McLaren has also exposed, again not the first, the spiritualization of the gospel. Again, he traces this briefly into various social conditions, but the point is the same: the gospel is not something just for our spirits or our souls, but for the entire person – heart, soul, mind, and strength – and it designed by God to create an alternative human condition – a community of faith that exhibits and works for love and justice and God’s will. In short, the kingdom of God. This, too, is very welcome.

McLaren has also clarified and called us into more rigorous Bible study and theological reflection on what “hell” means – in particular, he deconstructs it as a piece of rhetoric designed to provoke humans into consideration of what they are doing that is wrong and the fearful consequences of what this wrong-doing will do to themselves and others and our world. As far as I can see, McLaren believes in an Eternity that will correlate somehow – he’s not clear here – with how we’ve lived here and what we’ve made ourselves to be.

McLaren is especially good on the gospel. On p. 171 he, in the words of a correspondent to Dan from Chip (who is discovering the gospel Dan Poole has learned who has learned it from Neo/Neil), he contrasts those who think the fundamental gospel questions are whether or not one is certain one would be with God if one died or, secondly, if Jesus were to return. This is futurization. In contrast, Chip sees these two questions: if one was to live another 50 years, what would one want to be like or become and, secondly, if Jesus didn’t return for ten million years what would one like the world to be like?
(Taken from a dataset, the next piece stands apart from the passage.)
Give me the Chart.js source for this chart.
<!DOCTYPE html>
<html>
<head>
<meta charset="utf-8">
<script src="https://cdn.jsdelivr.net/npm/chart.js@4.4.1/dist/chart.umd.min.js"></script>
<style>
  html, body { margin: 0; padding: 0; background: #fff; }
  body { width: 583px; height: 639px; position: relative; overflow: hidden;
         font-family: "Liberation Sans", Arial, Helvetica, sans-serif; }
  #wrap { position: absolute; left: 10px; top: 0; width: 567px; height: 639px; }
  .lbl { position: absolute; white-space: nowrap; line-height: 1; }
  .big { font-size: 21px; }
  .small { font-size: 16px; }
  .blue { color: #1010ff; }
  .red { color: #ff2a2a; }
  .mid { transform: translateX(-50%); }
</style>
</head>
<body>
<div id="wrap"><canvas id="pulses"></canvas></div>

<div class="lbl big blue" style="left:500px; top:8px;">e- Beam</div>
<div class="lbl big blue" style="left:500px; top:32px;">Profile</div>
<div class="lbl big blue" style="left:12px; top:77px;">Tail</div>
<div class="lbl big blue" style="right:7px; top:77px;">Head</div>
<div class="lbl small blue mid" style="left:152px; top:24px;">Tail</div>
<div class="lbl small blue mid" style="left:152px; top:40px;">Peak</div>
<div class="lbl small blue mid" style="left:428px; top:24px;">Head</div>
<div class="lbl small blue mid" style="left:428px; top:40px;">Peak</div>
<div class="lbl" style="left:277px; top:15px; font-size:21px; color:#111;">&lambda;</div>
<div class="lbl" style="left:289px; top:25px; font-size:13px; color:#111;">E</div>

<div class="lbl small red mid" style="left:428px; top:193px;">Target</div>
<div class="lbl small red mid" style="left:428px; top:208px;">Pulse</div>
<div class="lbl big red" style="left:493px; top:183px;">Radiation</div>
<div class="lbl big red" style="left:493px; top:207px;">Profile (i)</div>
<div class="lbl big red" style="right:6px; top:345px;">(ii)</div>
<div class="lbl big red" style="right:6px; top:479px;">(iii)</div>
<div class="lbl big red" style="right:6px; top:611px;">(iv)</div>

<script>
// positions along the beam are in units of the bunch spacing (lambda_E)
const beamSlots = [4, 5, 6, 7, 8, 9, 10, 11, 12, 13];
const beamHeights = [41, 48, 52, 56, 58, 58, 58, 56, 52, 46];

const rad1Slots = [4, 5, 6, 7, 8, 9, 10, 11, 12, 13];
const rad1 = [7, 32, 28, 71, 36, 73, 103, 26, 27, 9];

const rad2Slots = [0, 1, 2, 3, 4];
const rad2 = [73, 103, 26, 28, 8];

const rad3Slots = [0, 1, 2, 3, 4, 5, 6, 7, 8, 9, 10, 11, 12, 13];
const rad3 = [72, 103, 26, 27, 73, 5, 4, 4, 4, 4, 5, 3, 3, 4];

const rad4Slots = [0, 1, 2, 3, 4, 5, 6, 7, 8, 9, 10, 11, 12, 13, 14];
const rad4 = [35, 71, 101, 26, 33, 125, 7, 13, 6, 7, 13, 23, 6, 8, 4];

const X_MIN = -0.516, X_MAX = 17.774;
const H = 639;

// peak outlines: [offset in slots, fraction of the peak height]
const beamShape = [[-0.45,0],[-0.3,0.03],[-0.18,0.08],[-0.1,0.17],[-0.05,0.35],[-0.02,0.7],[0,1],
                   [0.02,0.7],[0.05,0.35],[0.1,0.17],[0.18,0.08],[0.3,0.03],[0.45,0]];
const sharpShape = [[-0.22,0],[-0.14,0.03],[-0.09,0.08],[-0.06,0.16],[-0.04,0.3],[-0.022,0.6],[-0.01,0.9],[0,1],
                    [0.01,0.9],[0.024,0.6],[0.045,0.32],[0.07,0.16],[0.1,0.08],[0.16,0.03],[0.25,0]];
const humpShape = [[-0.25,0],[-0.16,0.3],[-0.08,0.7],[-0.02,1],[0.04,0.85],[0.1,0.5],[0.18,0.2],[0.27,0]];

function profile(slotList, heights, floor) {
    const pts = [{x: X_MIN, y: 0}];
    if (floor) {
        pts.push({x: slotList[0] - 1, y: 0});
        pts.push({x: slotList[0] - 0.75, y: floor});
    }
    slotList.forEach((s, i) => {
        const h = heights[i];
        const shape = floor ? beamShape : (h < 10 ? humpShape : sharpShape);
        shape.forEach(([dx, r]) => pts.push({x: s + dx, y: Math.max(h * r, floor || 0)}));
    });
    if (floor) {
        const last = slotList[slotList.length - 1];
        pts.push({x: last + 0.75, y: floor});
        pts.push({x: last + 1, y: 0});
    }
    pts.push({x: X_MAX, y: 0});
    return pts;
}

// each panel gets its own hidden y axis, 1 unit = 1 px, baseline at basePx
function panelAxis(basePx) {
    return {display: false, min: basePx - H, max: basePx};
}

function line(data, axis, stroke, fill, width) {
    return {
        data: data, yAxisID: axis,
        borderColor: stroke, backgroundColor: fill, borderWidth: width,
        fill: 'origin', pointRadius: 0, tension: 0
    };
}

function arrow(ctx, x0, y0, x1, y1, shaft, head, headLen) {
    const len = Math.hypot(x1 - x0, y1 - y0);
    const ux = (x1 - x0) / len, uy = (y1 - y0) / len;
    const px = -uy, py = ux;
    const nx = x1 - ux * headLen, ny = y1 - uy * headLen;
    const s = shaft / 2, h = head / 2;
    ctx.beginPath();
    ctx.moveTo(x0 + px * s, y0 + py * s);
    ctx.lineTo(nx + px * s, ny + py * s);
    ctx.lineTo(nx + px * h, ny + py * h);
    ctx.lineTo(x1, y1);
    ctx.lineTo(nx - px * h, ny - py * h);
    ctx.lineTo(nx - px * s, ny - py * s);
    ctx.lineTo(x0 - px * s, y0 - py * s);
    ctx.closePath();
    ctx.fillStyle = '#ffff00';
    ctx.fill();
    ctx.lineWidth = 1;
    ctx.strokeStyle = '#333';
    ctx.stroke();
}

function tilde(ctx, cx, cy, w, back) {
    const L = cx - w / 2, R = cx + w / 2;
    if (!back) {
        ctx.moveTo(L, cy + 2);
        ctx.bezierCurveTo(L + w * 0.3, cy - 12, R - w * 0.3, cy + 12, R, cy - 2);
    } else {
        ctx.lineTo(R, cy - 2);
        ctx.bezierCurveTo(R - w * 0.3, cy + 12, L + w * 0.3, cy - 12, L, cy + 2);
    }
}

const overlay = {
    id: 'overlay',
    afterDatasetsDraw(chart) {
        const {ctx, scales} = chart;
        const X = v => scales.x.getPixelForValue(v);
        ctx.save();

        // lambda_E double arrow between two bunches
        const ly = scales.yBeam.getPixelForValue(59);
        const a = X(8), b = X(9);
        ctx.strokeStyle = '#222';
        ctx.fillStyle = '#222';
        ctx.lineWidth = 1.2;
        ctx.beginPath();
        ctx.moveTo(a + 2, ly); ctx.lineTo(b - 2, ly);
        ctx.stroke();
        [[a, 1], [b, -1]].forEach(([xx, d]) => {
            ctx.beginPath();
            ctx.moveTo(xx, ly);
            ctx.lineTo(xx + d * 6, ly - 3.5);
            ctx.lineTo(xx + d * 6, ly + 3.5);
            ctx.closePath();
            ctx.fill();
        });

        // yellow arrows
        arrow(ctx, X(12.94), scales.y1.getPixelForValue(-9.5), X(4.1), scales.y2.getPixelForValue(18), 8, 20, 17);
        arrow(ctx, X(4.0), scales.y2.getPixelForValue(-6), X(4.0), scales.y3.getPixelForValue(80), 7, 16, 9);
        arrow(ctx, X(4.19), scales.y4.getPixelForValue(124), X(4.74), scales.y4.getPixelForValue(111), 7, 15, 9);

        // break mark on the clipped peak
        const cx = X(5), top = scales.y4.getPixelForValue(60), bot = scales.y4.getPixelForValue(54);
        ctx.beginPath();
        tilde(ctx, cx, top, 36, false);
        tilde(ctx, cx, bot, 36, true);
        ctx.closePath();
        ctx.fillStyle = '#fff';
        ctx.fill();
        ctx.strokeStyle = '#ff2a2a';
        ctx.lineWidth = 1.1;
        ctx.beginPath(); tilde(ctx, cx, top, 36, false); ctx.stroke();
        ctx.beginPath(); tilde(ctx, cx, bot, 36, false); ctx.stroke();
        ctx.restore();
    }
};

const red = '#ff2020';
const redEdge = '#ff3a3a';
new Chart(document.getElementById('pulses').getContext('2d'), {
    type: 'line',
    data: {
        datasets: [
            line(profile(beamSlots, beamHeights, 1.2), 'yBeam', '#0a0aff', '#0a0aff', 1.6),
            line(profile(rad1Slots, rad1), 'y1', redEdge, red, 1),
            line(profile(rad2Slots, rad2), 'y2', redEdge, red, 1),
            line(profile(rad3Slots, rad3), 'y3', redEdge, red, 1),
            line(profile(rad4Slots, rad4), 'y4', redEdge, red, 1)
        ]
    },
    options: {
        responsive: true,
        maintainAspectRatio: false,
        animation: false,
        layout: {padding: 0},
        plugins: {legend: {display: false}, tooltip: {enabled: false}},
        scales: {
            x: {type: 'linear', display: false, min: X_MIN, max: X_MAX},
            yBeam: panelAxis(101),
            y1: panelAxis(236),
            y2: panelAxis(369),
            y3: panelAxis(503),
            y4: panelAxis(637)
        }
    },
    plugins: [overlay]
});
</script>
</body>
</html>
I find these questions more apposite what the Bible teaches.

McLaren is clearly shaped by a postmodernist linguistic turn that limits what we know and about what we can be certain. His quotation of Dante, on p. 174, puts this all in focus: “… many times the word comes short of fact.” In other words, try as we might, our theological articulations of truth are approximate and probings rather than some kind of transcendent truth propositions.

From the negative, I mention two (earlier I had blogged four comments, but have edited those down). I give these in the shape of questions now.

First, how do the theologies of Paul, Peter, and Hebrews fit into the holistic gospel that McLaren’s characters espouse in this novel? In all of this discussion about the gospel there is a constant need for us to check the entire NT and to play Jesus’ vision of the kingdom along with the Pauline vision of salvation (and all his terms) and Peter’s vision and Hebrews’ vision. This is what tends to happen: before long we either socialize Paul – McLaren offers a brief on justification along these lines – or we spiritualize Jesus — which is a beef for Neil and Dan Poole and then Chip (who is growing into this). Let me be frank: I do think the social justice vision of Jesus is inherent to the gospel, but I’m not sure that we are fair to the NT until we put the soteriology of Romans into play. (Sure, Dunn and Wright have tried just this, but they need to be brought into the discussion more clearly for this sort of gospel vision to gain a foothold.) In other words, I’m not sure McLaren’s ecclesiology and gospel are sufficiently sectarian to conform to the NT evidence. Which means I think Paul’s stance and surely Peter’s and Hebrews’ visions are sectarian (they are not ready for a full-scale social vision). Perhaps McLaren thinks Jesus’ vision of the gospel was actually bigger than the rest of the NT. I do not hold this view to be impossible, but I can’t think of anyone who argues for it.

It should be clear that this poses a very interesting question: has the sectarian vision of the NT been suspended? Was it suspended with the rise of Constantine? John Howard Yoder’s last book, the one on the Jewish-Christian schism, contended that the Church must sustain its sectarian status. (Which is not to say that it has to be a ghetto.) Maybe McLaren has written about this and I just haven’t seen it.

Second, why do we urbanize systemic evil? There is a tendency for those of us (and I include myself) who believe in a holistic gospel to urbanize the problems, as if the only real problems in the world are to be found in the urban areas – poverty, drugs, systemic violence, AIDS, and the like. I agree that Jesus made the poor one of his foci and I agree that the marginalized are to be given urgent attention. But, all humans are in need of God’s embracing grace and that means suburbanites and farmers in Iowa and ski resort workers and wealthy business persons as well. God’s restoring grace that regenerates cracked Eikons is designed to take all of our crackedness and to transform it – through Cross, Resurrection, and Pentecost – into the community God wants to exist in order to show off his glory and grace and lead us into the perichoretic love of our blessed triune God. I find suburbanites just as full of cracks as urbanites.

Overall, what we find in McLaren is a holistic gospel and I couldn’t agree more with the direction that sort of macro-biblical thinking does for us and for what our vocation is.